What you are asked to do: Can you copy out the data exactly? Leave the images out.

Data block:
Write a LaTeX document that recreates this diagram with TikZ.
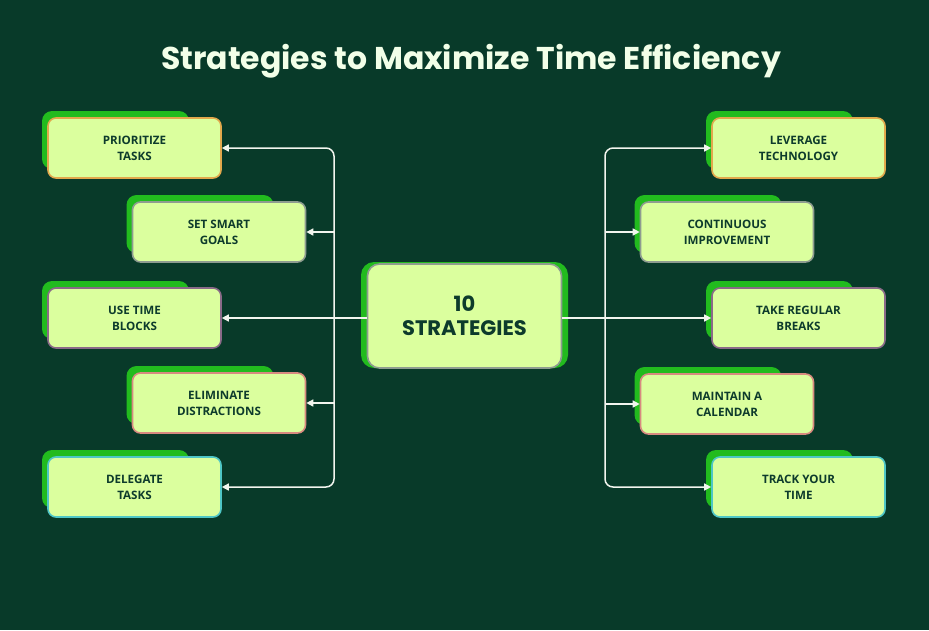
\documentclass[tikz,border=0pt]{standalone}
\usepackage{fontspec}
\setmainfont{Open Sans}
\newfontfamily\titlefont{Poppins}
\usetikzlibrary{arrows.meta}
\definecolor{bg}{HTML}{083A29}
\definecolor{boxfill}{HTML}{DBFF9E}
\definecolor{shadowc}{HTML}{22BB1E}
\definecolor{textc}{HTML}{0D3B2C}
\definecolor{titlec}{HTML}{F2FFE8}
\definecolor{linec}{HTML}{F2F5EE}
\definecolor{bOrange}{HTML}{E2A84C}
\definecolor{bGrey}{HTML}{8E9C90}
\definecolor{bPurple}{HTML}{8A6A88}
\definecolor{bPink}{HTML}{D88A80}
\definecolor{bCyan}{HTML}{4EC6C6}
\tikzset{
  leaf/.style={draw=#1, line width=1.6pt, fill=boxfill, rounded corners=8pt,
    minimum width=173pt, minimum height=60pt, inner sep=0pt, align=center,
    text=textc, font=\bfseries\fontsize{11.6}{16}\selectfont},
  hub/.style={draw=bGrey, line width=1.6pt, fill=boxfill, rounded corners=12pt,
    minimum width=194pt, minimum height=104pt, inner sep=0pt, align=center,
    text=textc, font=\titlefont\bfseries\fontsize{21}{24}\selectfont},
  conn/.style={draw=linec, line width=1.5pt, -{Triangle[length=7pt,width=7pt]}},
  trunk/.style={conn, rounded corners=8pt}
}
\newcommand{\leafbox}[5]{%
  \fill[shadowc, rounded corners=10pt] (#2-87.5-5,#3-31-6) rectangle (#2+87.5-33,#3+31-10);
  \node[leaf=#4] (#1) at (#2,#3) {#5};
}
\begin{document}
\begin{tikzpicture}[x=1pt,y=-1pt]
\fill[bg] (0,0) rectangle (929,630);
\useasboundingbox (0,0) rectangle (929,630);

\node[text=titlec, font=\titlefont\bfseries\fontsize{31.5}{36}\selectfont] (title) at (471,61) {Strategies to Maximize Time Efficiency};

% hub
\fill[shadowc, rounded corners=13pt] (361,262) rectangle (568,368);
\node[hub] (hub) at (464.5,316) {10\\STRATEGIES};

% left leaves
\leafbox{l1}{134.5}{148}{bOrange}{PRIORITIZE\\TASKS}
\leafbox{l2}{219}{232}{bGrey}{SET SMART\\GOALS}
\leafbox{l3}{134.5}{318}{bPurple}{USE TIME\\BLOCKS}
\leafbox{l4}{219}{403}{bPink}{ELIMINATE\\DISTRACTIONS}
\leafbox{l5}{134.5}{487}{bCyan}{DELEGATE\\TASKS}

% right leaves
\leafbox{r1}{798.5}{148}{bOrange}{LEVERAGE\\TECHNOLOGY}
\leafbox{r2}{727}{232}{bGrey}{CONTINUOUS\\IMPROVEMENT}
\leafbox{r3}{798.5}{318}{bPurple}{TAKE REGULAR\\BREAKS}
\leafbox{r4}{727}{404}{bPink}{MAINTAIN A\\CALENDAR}
\leafbox{r5}{798.5}{487}{bCyan}{TRACK YOUR\\TIME}

% junctions
\coordinate (jl) at (334,318);
\coordinate (jr) at (605,318);

% left connectors
\draw[conn] (hub.west |- l3.east) -- (l3.east);
\draw[trunk] (jl) |- (l1.east);
\draw[trunk] (jl) |- (l5.east);
\draw[conn] (jl |- l2.east) -- (l2.east);
\draw[conn] (jl |- l4.east) -- (l4.east);

% right connectors
\draw[conn] (hub.east |- r3.west) -- (r3.west);
\draw[trunk] (jr) |- (r1.west);
\draw[trunk] (jr) |- (r5.west);
\draw[conn] (jr |- r2.west) -- (r2.west);
\draw[conn] (jr |- r4.west) -- (r4.west);
\end{tikzpicture}
\end{document}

Reply:
Write a LaTeX document that recreates this diagram with TikZ.
\documentclass[tikz,border=0pt]{standalone}
\usepackage{fontspec}
\setmainfont{Open Sans}
\newfontfamily\titlefont{Poppins}
\usetikzlibrary{arrows.meta}
\definecolor{bg}{HTML}{083A29}
\definecolor{boxfill}{HTML}{DBFF9E}
\definecolor{shadowc}{HTML}{22BB1E}
\definecolor{textc}{HTML}{0D3B2C}
\definecolor{titlec}{HTML}{F2FFE8}
\definecolor{linec}{HTML}{F2F5EE}
\definecolor{bOrange}{HTML}{E2A84C}
\definecolor{bGrey}{HTML}{8E9C90}
\definecolor{bPurple}{HTML}{8A6A88}
\definecolor{bPink}{HTML}{D88A80}
\definecolor{bCyan}{HTML}{4EC6C6}
\tikzset{
  leaf/.style={draw=#1, line width=1.6pt, fill=boxfill, rounded corners=8pt,
    minimum width=173pt, minimum height=60pt, inner sep=0pt, align=center,
    text=textc, font=\bfseries\fontsize{11.6}{16}\selectfont},
  hub/.style={draw=bGrey, line width=1.6pt, fill=boxfill, rounded corners=12pt,
    minimum width=194pt, minimum height=104pt, inner sep=0pt, align=center,
    text=textc, font=\titlefont\bfseries\fontsize{21}{24}\selectfont},
  conn/.style={draw=linec, line width=1.5pt, -{Triangle[length=7pt,width=7pt]}},
  trunk/.style={conn, rounded corners=8pt}
}
\newcommand{\leafbox}[5]{%
  \fill[shadowc, rounded corners=10pt] (#2-87.5-5,#3-31-6) rectangle (#2+87.5-33,#3+31-10);
  \node[leaf=#4] (#1) at (#2,#3) {#5};
}
\begin{document}
\begin{tikzpicture}[x=1pt,y=-1pt]
\fill[bg] (0,0) rectangle (929,630);
\useasboundingbox (0,0) rectangle (929,630);

\node[text=titlec, font=\titlefont\bfseries\fontsize{31.5}{36}\selectfont] (title) at (471,61) {Strategies to Maximize Time Efficiency};

% hub
\fill[shadowc, rounded corners=13pt] (361,262) rectangle (568,368);
\node[hub] (hub) at (464.5,316) {10\\STRATEGIES};

% left leaves
\leafbox{l1}{134.5}{148}{bOrange}{PRIORITIZE\\TASKS}
\leafbox{l2}{219}{232}{bGrey}{SET SMART\\GOALS}
\leafbox{l3}{134.5}{318}{bPurple}{USE TIME\\BLOCKS}
\leafbox{l4}{219}{403}{bPink}{ELIMINATE\\DISTRACTIONS}
\leafbox{l5}{134.5}{487}{bCyan}{DELEGATE\\TASKS}

% right leaves
\leafbox{r1}{798.5}{148}{bOrange}{LEVERAGE\\TECHNOLOGY}
\leafbox{r2}{727}{232}{bGrey}{CONTINUOUS\\IMPROVEMENT}
\leafbox{r3}{798.5}{318}{bPurple}{TAKE REGULAR\\BREAKS}
\leafbox{r4}{727}{404}{bPink}{MAINTAIN A\\CALENDAR}
\leafbox{r5}{798.5}{487}{bCyan}{TRACK YOUR\\TIME}

% junctions
\coordinate (jl) at (334,318);
\coordinate (jr) at (605,318);

% left connectors
\draw[conn] (hub.west |- l3.east) -- (l3.east);
\draw[trunk] (jl) |- (l1.east);
\draw[trunk] (jl) |- (l5.east);
\draw[conn] (jl |- l2.east) -- (l2.east);
\draw[conn] (jl |- l4.east) -- (l4.east);

% right connectors
\draw[conn] (hub.east |- r3.west) -- (r3.west);
\draw[trunk] (jr) |- (r1.west);
\draw[trunk] (jr) |- (r5.west);
\draw[conn] (jr |- r2.west) -- (r2.west);
\draw[conn] (jr |- r4.west) -- (r4.west);
\end{tikzpicture}
\end{document}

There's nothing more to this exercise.